> [Information supplied]
>>>>
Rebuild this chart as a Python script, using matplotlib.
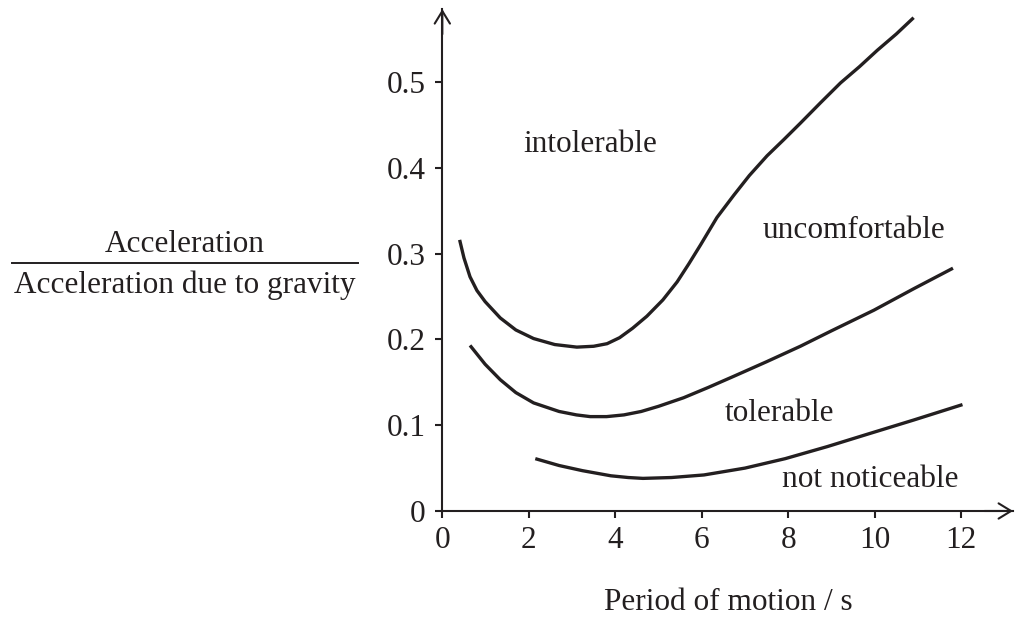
import matplotlib.pyplot as plt
from matplotlib.lines import Line2D

# values
# boundary intolerable / uncomfortable
period_upper = [0.40, 0.50, 0.64, 0.80, 0.99, 1.34, 1.70, 2.11, 2.60, 3.11, 3.50, 3.81, 4.10,
                4.40, 4.73, 5.10, 5.43, 5.70, 5.97, 6.35, 6.74, 7.10, 7.51, 7.90, 8.28,
                8.75, 9.21, 9.65, 10.06, 10.50, 10.90]
accel_upper = [0.316, 0.295, 0.273, 0.257, 0.244, 0.225, 0.211, 0.201, 0.194, 0.191, 0.192, 0.195, 0.202,
               0.213, 0.227, 0.246, 0.267, 0.288, 0.310, 0.342, 0.368, 0.391, 0.414, 0.433, 0.452,
               0.476, 0.499, 0.518, 0.537, 0.556, 0.575]

# boundary uncomfortable / tolerable
period_middle = [0.64, 0.99, 1.34, 1.70, 2.11, 2.70, 3.10, 3.42, 3.80, 4.20, 4.60, 5.00, 5.58,
                 6.15, 6.74, 7.50, 8.28, 9.00, 9.98, 10.90, 11.81]
accel_middle = [0.193, 0.171, 0.153, 0.138, 0.126, 0.116, 0.112, 0.110, 0.110, 0.112, 0.116, 0.122, 0.132,
                0.144, 0.157, 0.174, 0.192, 0.210, 0.234, 0.259, 0.283]

# boundary tolerable / not noticeable
period_lower = [2.15, 2.70, 3.24, 3.90, 4.30, 4.64, 5.30, 6.05, 7.00, 7.93, 8.90, 9.80, 10.90, 12.03]
accel_lower = [0.061, 0.053, 0.047, 0.041, 0.039, 0.038, 0.039, 0.042, 0.050, 0.061, 0.075, 0.089, 0.106, 0.124]

x_ticks = [0, 2, 4, 6, 8, 10, 12]
y_ticks = [0, 0.1, 0.2, 0.3, 0.4, 0.5]
y_tick_labels = ['0', '0.1', '0.2', '0.3', '0.4', '0.5']

zone_names = ['intolerable', 'uncomfortable', 'tolerable', 'not noticeable']
zone_x = [3.41, 9.53, 7.79, 9.89]
zone_y = [0.419, 0.318, 0.105, 0.028]

ink = '#231f20'
plt.rcParams['font.family'] = ['Liberation Serif', 'DejaVu Serif']
plt.rcParams['font.size'] = 22.5

fig = plt.figure(figsize=(10.15, 6.19), dpi=100)
ax = fig.add_axes([0.4358, 0.1745, 0.5623, 0.8108])
ax.set_xlim(0, 13.2)
ax.set_ylim(0, 0.585)

for curve_x, curve_y in [(period_upper, accel_upper), (period_middle, accel_middle),
                         (period_lower, accel_lower)]:
    ax.plot(curve_x, curve_y, color=ink, lw=2.4, solid_capstyle='butt', solid_joinstyle='round')

for name, tx, ty in zip(zone_names, zone_x, zone_y):
    ax.text(tx, ty, name, ha='center', va='baseline', color=ink)

# axes with open arrow heads
ax.spines['top'].set_visible(False)
ax.spines['right'].set_visible(False)
for side in ['left', 'bottom']:
    ax.spines[side].set_linewidth(1.5)
    ax.spines[side].set_color(ink)
arrow = dict(arrowstyle='->,head_length=0.9,head_width=0.55', lw=1.5, color=ink,
             shrinkA=0, shrinkB=0, mutation_scale=10)
ax.annotate('', xy=(0, 1), xytext=(0, 0.95), xycoords='axes fraction', arrowprops=arrow)
ax.annotate('', xy=(1, 0), xytext=(0.95, 0), xycoords='axes fraction', arrowprops=arrow)

ax.set_xticks(x_ticks)
ax.set_yticks(y_ticks)
ax.set_yticklabels(y_tick_labels)
ax.tick_params(axis='both', direction='out', length=5, width=1.5, colors=ink)
ax.tick_params(axis='x', pad=5.5)
ax.tick_params(axis='y', pad=7)

# x label
fig.text(728 / 1015, 1 - 610 / 619, 'Period of motion / s', ha='center', va='baseline', color=ink)

# y label as a fraction
fig.text(185 / 1015, 1 - 252 / 619, 'Acceleration', ha='center', va='baseline', color=ink)
fig.text(185 / 1015, 1 - 293.3 / 619, 'Acceleration due to gravity', ha='center', va='baseline', color=ink)
fig.add_artist(Line2D([12 / 1015, 358 / 1015], [1 - 262.7 / 619, 1 - 262.7 / 619],
                      transform=fig.transFigure, lw=1.4, color=ink))

fig.savefig('out.png', dpi=100)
<<<<
Return, unchanged, the lines from the first line of the material through the line that holds "from matplotlib.lines import Line2D", inclusive, omitting pictures.

> [Finished exercise]
Rebuild this chart as a Python script, using matplotlib.
import matplotlib.pyplot as plt
from matplotlib.lines import Line2D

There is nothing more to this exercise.